I’m lucky to work closely with faculty who can help me point students down most any path they want to follow. I suspect I’ll be asking my academic twitter community for help.
I’m not sure how this will work, but I’m trusting that my students will be curious enough to work out what they want to do with me as guide and coach. And I’m trusting that whatever my reputation for being “hard” and “intimidating,” students who have worked with me know I’m open to all reasonable revisions to the syllabus. They’ll ask me enough questions to work out the details. I’ll also have the option of traditional assignments, but I really want students to leave class with a reading list for the future.
Like most tenured faculty, my classes tend to be a mix of students who have taken other classes with me and those who probably just took my classes because they are required and/or fit in with their schedule. I know from experience that some of them will jump at the chance to play with what we’re doing in this class while others will feel anxious with the “weight of too much liberty.”
I’ve taught graduate seminars and as a sophomore survey on British abolitionist literature (and published on the topic), so I’m conversant enough in it to let the class experiment with how to use the texts I’ve selected for us.
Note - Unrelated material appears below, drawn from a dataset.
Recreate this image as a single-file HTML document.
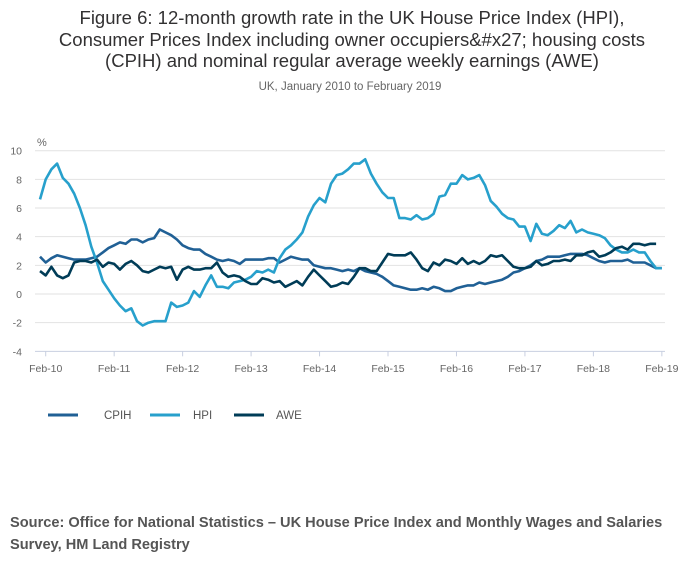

I want us to be all over the place and want to create a space where students are rewarded for reading outside of the classroom and connecting that to the larger questions we’ll consider over the course of the semester.
We’ll write quite a bit, but I don’t know how much grading I’ll do. Instead, I think I’ll consult with students on writing projects and then let them submit work when they feel it’s ready for me to grade. What I found in the Austen seminar and in the Intro to Theory course I teach is that my English majors respond best to short writing assignments that require them to focus tightly on an argument. Longer essays just invite plot summaries and vague prose. Most students hate those longer essays and will never write in that form again, so I’d rather help students figure out how writing fits into their lives and then work with them to do that writing critically, with great care.
Productive chaos in the classroom is my very favorite thing (that and eating excellent cookies with my students), so I’d like to develop an atmosphere while still leaving room for students who actually want and need structure. My Austen seminar made clear how much I can trust students to seek out the most from their course work with a lighter guiding hand, leaving me more time to work with students who need more attention and who are trying to find their way into literary analysis.
In my Romanticism course, I make my students slog through A Defence of Poetry. They kind of hate it, but we linger over this moment:
But poets, or those who imagine and express this indestructible order, are not only the authors of language and of music, of the dance, and architecture, and statuary, and painting: they are the institutors of laws, and the founders of civil society, and the inventors of the arts of life, and the teachers, who draw into a certain propinquity with the beautiful and the true that partial apprehension of the agencies of the invisible world which is called religion.
With this class, we’ll try to figure out how those who trade in language changed the world in their time and ours.